Fontana Paola

Throughout Roman history the Janiculum has suffered many alternations of peace idyllic and of sanguinary strife, for it is a natural garden, and it is also the key to Rome. Whoever can hold the terraces of San Pietro in Montorio and the heights to the north and south has the city at his mercy. At the present day the Villa Pamphili-Doria and the Villa Garibaldi crown its summit and stretch downward toward the west, and its southeastern slope, leading toward the Tiber, once contained the gardens of Julius Caesar – those gardens where he received Cleopatra and which he left by his will to the Roman people. One of the earliest chapters in Roman history tells how Lars Porsena came over the Janiculum to reinstate the Tarquins, and one of the latest recounts the struggle carried on across its heights and terraces in Garibaldi’s defense of the Mazzinian Roman Republic. Like the gardens of Ischia and the vineyards on Vesuvius, which are forever threatened by earthquake or eruption, the Janiculum villas will have, so long as war lasts, a precarious existence; but with villas, gardens, and vineyards, so great is the fertility of the soil and so enchanting the prospect, while the world endures men will take the risk.

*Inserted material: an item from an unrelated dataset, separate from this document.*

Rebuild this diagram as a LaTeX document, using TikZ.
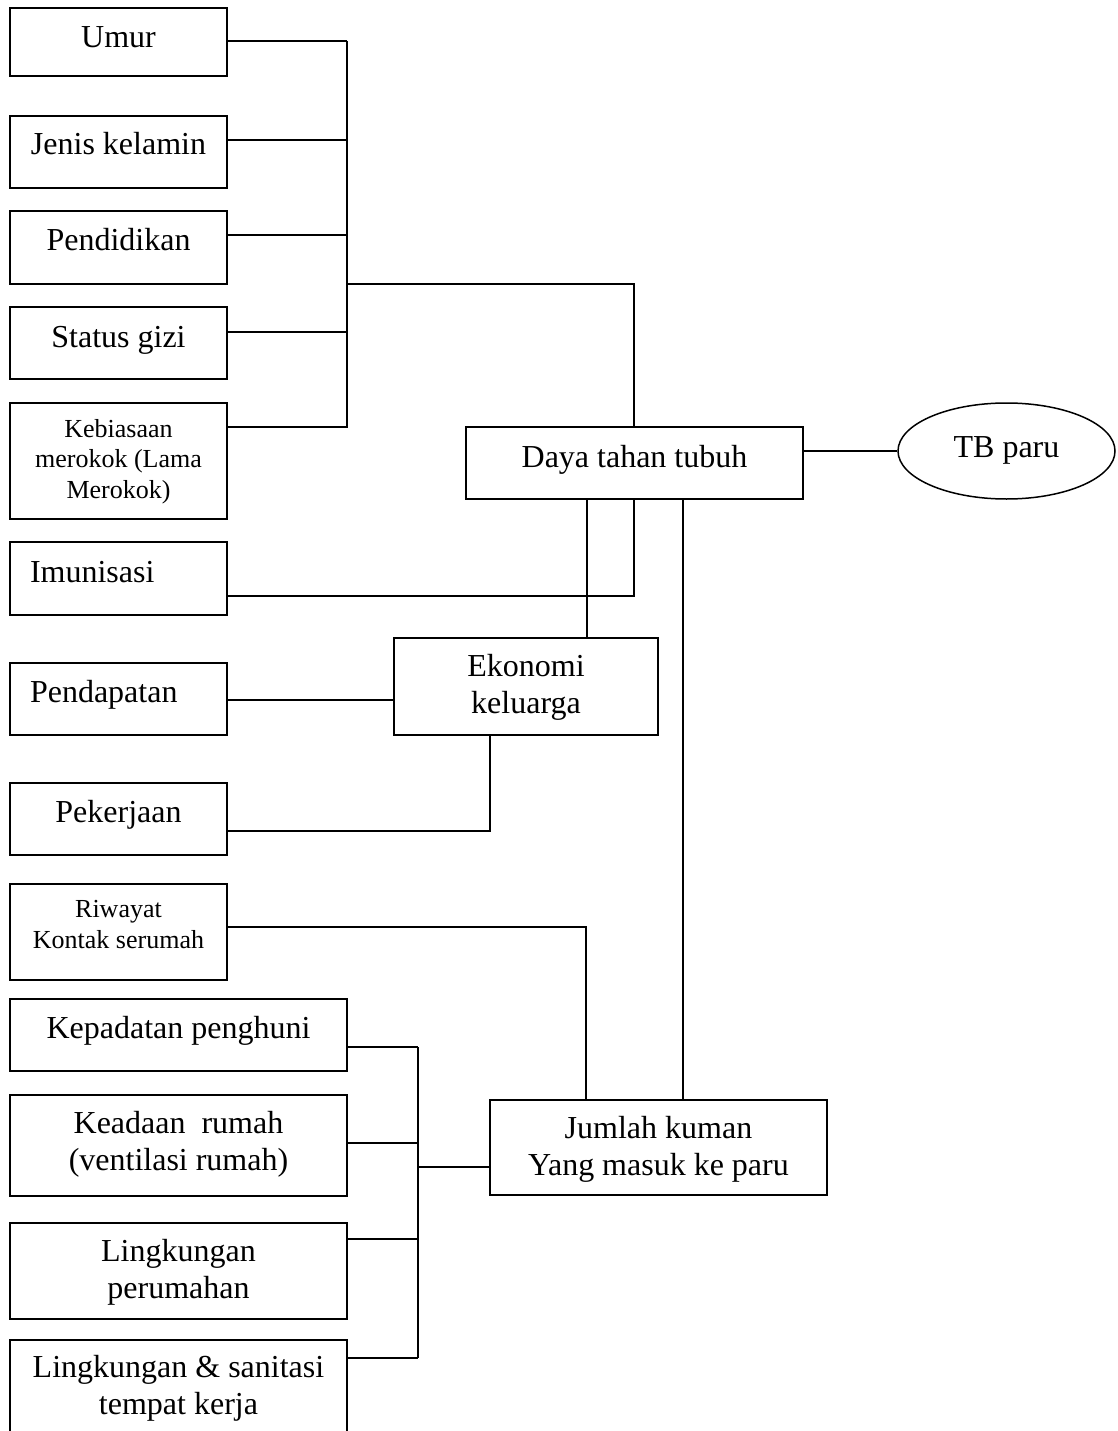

The water for this part of the city was brought to Rome by the Emperors Augustus and Trajan. Trajan built the aqueduct bearing his name; and this aqueduct, like that of the Virgo, has, in spite of many vicissitudes continued to supply Rome with a varying quantity of water from that time until the present day. The Emperor brought the water thirty-five miles from Lake Rracciano to the Janiculum. It was almost the last water brought to Rome and entered the city at the level of two hundred and three feet above the sea. The first water (the Appian) had entered Rome fifty feet under ground. Trajan used the water from the springs about Lake Rracciano, not from the lake itself, because the spring-water was much purer and the ancient Romans were fastidious in the water they used. Alsietina water, for instance, brought to Rome by Augustus, was considered fit only for baths and the naumachiae; and Frontinus says that, as a matter of fact, the water was intended for that purpose only and for the irrigation of the gardens across the Tiber. Christian Rome was far from being so particular, and its inhabitants drank Tiber water as late as Michelangelo’s time.